_WRITTEN REQUEST_
Drop the images; return everything else in the listing below exactly.

_DATA SEGMENT_

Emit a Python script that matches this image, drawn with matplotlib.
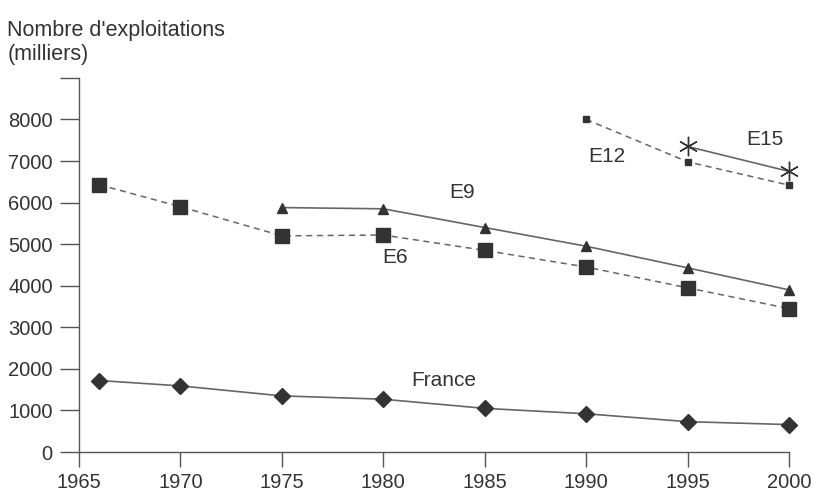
import numpy as np
import matplotlib.pyplot as plt

plt.rcParams['font.family'] = ['Liberation Sans', 'DejaVu Sans']

# Nombre d'exploitations agricoles (milliers)
years_france = [1966, 1970, 1975, 1980, 1985, 1990, 1995, 2000]
france = [1720, 1590, 1350, 1270, 1050, 920, 730, 660]

years_e6 = [1966, 1970, 1975, 1980, 1985, 1990, 1995, 2000]
e6 = [6430, 5900, 5200, 5220, 4850, 4450, 3950, 3450]

years_e9 = [1975, 1980, 1985, 1990, 1995, 2000]
e9 = [5880, 5850, 5400, 4950, 4430, 3900]

years_e12 = [1990, 1995, 2000]
e12 = [8000, 6980, 6420]

years_e15 = [1995, 2000]
e15 = [7350, 6750]

line_col = '#666666'
mark_col = '#333333'

fig = plt.figure(figsize=(8.18, 4.91), dpi=100)
ax = fig.add_axes([0.0966, 0.0794, 0.868, 0.762])

common = dict(color=line_col, mfc=mark_col, mec=mark_col, zorder=3, clip_on=False)
ax.plot(years_france, france, lw=1.2, marker='D', ms=8, **common)
ax.plot(years_e6, e6, lw=1.1, ls=(0, (4, 3)), marker='s', ms=10, **common)
ax.plot(years_e9, e9, lw=1.2, marker='^', ms=7, **common)
ax.plot(years_e12, e12, lw=1.1, ls=(0, (4, 3)), marker='s', ms=5, **common)
ax.plot(years_e15, e15, lw=1.2, marker=(6, 2, 0), ms=14, mew=1.0, **common)

lab = dict(fontsize=15, color='#333333', ha='center', va='center')
ax.text(1983.9, 6240, 'E9', **lab)
ax.text(1980.6, 4675, 'E6', **lab)
ax.text(1991.0, 7110, 'E12', **lab)
ax.text(1998.8, 7520, 'E15', **lab)
ax.text(1983.0, 1710, 'France', **lab)

ax.set_xlim(1965, 2000)
ax.set_ylim(0, 9000)
ax.set_xticks(np.arange(1965, 2001, 5))
ax.set_yticks([0, 1000, 2000, 3000, 4000, 5000, 6000, 7000, 8000, 9000])
ax.set_yticklabels(['0', '1000', '2000', '3000', '4000', '5000', '6000', '7000', '8000', ''])

for s in ['top', 'right']:
    ax.spines[s].set_visible(False)
for s in ['left', 'bottom']:
    ax.spines[s].set_color('#555555')
    ax.spines[s].set_linewidth(1.0)

ax.tick_params(axis='y', direction='out', length=14, width=1.0, color='#555555',
               labelsize=14.5, labelcolor='#333333', pad=5)
ax.tick_params(axis='x', direction='out', length=11, width=1.0, color='#555555',
               labelsize=14.5, labelcolor='#333333', pad=4)

fig.text(0.009, 0.937, "Nombre d'exploitations", fontsize=15.5, color='#333333',
         ha='left', va='center')
fig.text(0.009, 0.889, "(milliers)", fontsize=15.5, color='#333333',
         ha='left', va='center')

fig.savefig('out.png', dpi=100, facecolor='white')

_OUTPUT OF THE EXERCISE_
Emit a Python script that matches this image, drawn with matplotlib.
import numpy as np
import matplotlib.pyplot as plt

plt.rcParams['font.family'] = ['Liberation Sans', 'DejaVu Sans']

# Nombre d'exploitations agricoles (milliers)
years_france = [1966, 1970, 1975, 1980, 1985, 1990, 1995, 2000]
france = [1720, 1590, 1350, 1270, 1050, 920, 730, 660]

years_e6 = [1966, 1970, 1975, 1980, 1985, 1990, 1995, 2000]
e6 = [6430, 5900, 5200, 5220, 4850, 4450, 3950, 3450]

years_e9 = [1975, 1980, 1985, 1990, 1995, 2000]
e9 = [5880, 5850, 5400, 4950, 4430, 3900]

years_e12 = [1990, 1995, 2000]
e12 = [8000, 6980, 6420]

years_e15 = [1995, 2000]
e15 = [7350, 6750]

line_col = '#666666'
mark_col = '#333333'

fig = plt.figure(figsize=(8.18, 4.91), dpi=100)
ax = fig.add_axes([0.0966, 0.0794, 0.868, 0.762])

common = dict(color=line_col, mfc=mark_col, mec=mark_col, zorder=3, clip_on=False)
ax.plot(years_france, france, lw=1.2, marker='D', ms=8, **common)
ax.plot(years_e6, e6, lw=1.1, ls=(0, (4, 3)), marker='s', ms=10, **common)
ax.plot(years_e9, e9, lw=1.2, marker='^', ms=7, **common)
ax.plot(years_e12, e12, lw=1.1, ls=(0, (4, 3)), marker='s', ms=5, **common)
ax.plot(years_e15, e15, lw=1.2, marker=(6, 2, 0), ms=14, mew=1.0, **common)

lab = dict(fontsize=15, color='#333333', ha='center', va='center')
ax.text(1983.9, 6240, 'E9', **lab)
ax.text(1980.6, 4675, 'E6', **lab)
ax.text(1991.0, 7110, 'E12', **lab)
ax.text(1998.8, 7520, 'E15', **lab)
ax.text(1983.0, 1710, 'France', **lab)

ax.set_xlim(1965, 2000)
ax.set_ylim(0, 9000)
ax.set_xticks(np.arange(1965, 2001, 5))
ax.set_yticks([0, 1000, 2000, 3000, 4000, 5000, 6000, 7000, 8000, 9000])
ax.set_yticklabels(['0', '1000', '2000', '3000', '4000', '5000', '6000', '7000', '8000', ''])

for s in ['top', 'right']:
    ax.spines[s].set_visible(False)
for s in ['left', 'bottom']:
    ax.spines[s].set_color('#555555')
    ax.spines[s].set_linewidth(1.0)

ax.tick_params(axis='y', direction='out', length=14, width=1.0, color='#555555',
               labelsize=14.5, labelcolor='#333333', pad=5)
ax.tick_params(axis='x', direction='out', length=11, width=1.0, color='#555555',
               labelsize=14.5, labelcolor='#333333', pad=4)

fig.text(0.009, 0.937, "Nombre d'exploitations", fontsize=15.5, color='#333333',
         ha='left', va='center')
fig.text(0.009, 0.889, "(milliers)", fontsize=15.5, color='#333333',
         ha='left', va='center')

fig.savefig('out.png', dpi=100, facecolor='white')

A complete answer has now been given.